Casa di Toti al giro di boa: tra impegno lavorativo e vita indipendente
di lacasaditotionlus
Anche per il progetto Casa di Toti è giunto il momento del giro di boa. A circa un anno e mezzo dall’avvio delle attività progettuali ed a quasi un anno dall’implementazione delle attività di inclusione lavorativa e di residenzialità per i ragazzi autistici che partecipano al progetto, abbiamo chiesto alla dottoressa Valentina Genitori, responsabile delle attività di supervisione scientifica del progetto curate dall’Associazione Amorevolmente Insieme, di fare con noi un piccolo briefing sulle attività fin qui sviluppate mettendo a fuoco tutti i punti di forza e le criticità fin qui riscontrate, in un modello gestionale, ricordiamolo, che è non solo innovativo ma anche unico nel panorama siciliano.
Supervisione scientifica di progetto, in cosa consiste?
L’equipè multidisciplinare si occupa di programmare le attività che è possibile svolgere con tempi e modalità diverse per i singoli ragazzi. L’equipè deve sempre avere chiaro il “funzionamento” dei singoli che, trattandosi di soggetti adulti, non si esaurisce in una chiara diagnosi nosografica, ma in una vera analisi di competenze e limiti del singolo. Altro aspetto rilevante è l’analisi dei bisogni e delle aspettative delle famiglie, che vivono una situazione spesso complessa di isolamento e solitudine. I singoli percorsi individualizzati e di gruppo vanno costruiti in funzione degli obiettivi a lungo termine, nel nostro caso un progetto di vita seminidipendente.
Attività lavorative e residenzialità: quali sono i punti di forza di questo modello integrato?
Il modello che proponiamo parte da una centralità di tutti gli aspetti di vita del singolo: non esiste solo l’aspetto riabilitativo, abilitativo, ma bisogna focalizzarsi sul miglioramento della qualità della vita.

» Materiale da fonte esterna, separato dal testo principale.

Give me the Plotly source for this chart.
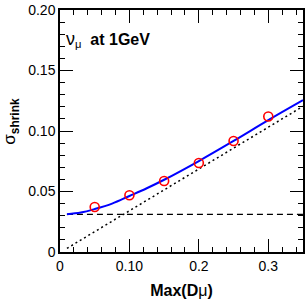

Le attività di laboratorio, terapia occupazionale, socializzazione e sport, servono per testare le competenze dei ragazzi e verificare verso cosa sono propensi, sia loro stessi che le loro famiglie. E’ in questo contesto che si inseriscono i progetti di Casa di Toti: con livelli crescenti di indipendenza e autonomia, nella prima fase si propongono gli stage che sono delle esperienze brevi ma abbastanza strutturate con dei cardini simili alle attività che i ragazzi sono già abituati a svolgere e con i medesimi punti di riferimento (gli operatori vengono mantenuti costanti). Questo sistema ci permette di puntare sulle capacità di adattamento e sulle abilità funzionali del ragazzo. L’esperienza di una settimana poi modifica tale struttura perché si allungano i tempi di distacco dalla famiglia e le nuove routine sono prolungate così come si necessita di una capacità superiore di gestire il tempo libero. Infine, la residenzialità è una vera e propria esperienza di vita autonoma, con regole, ritmi definiti, attività, ruoli e funzioni stabilite, la riproduzione di una vita familiare con la mediazione di operatori competenti.
Quali sono le principali criticità riscontrate?
Il vero limite al progetto è posto dalla situazione contingente che mette a rischio la sostenibilità economica del progetto: gli aumenti delle utenze in particolare e le difficoltà economiche di molte famiglie fanno sì che i ragazzi siano visti come risorsa. Inoltre non è facile far capire e accettare alle famiglie il reale potenziale innovativo di un progetto del genere. La costituzione e l’individuazione di un gruppo di ragazzi pronto davvero a giovare del potenziale del progetto non è facile da trovare. Così come in alcuni casi non è semplice valorizzare l’unicità e le competenze dei singoli operatori coinvolti.
Il mondo del terzo settore è pronto a questa rivoluzione?
La rivoluzione vera parte da una più adeguata presa in carico per il paziente adulto con neurodiversità che faccia sentire accolta e sostenuta la famiglia, e diminuisca il senso di solitudine troppo spesso sperimentato. Il mondo del terso settore deve essere pronto perché la responsabilità dell’inclusione è la vera sfida del nuovo millennio.
Se potessi continua questo progetto, cosa aggiungeresti?
Investirei maggiormente nella formazione di tutti gli attori che stanno alla base di un vero contesto inclusivo, dove la forza è davvero il ruolo di famiglie, professionisti ed aziende che concorrono unitamente al raggiungimento del risultato.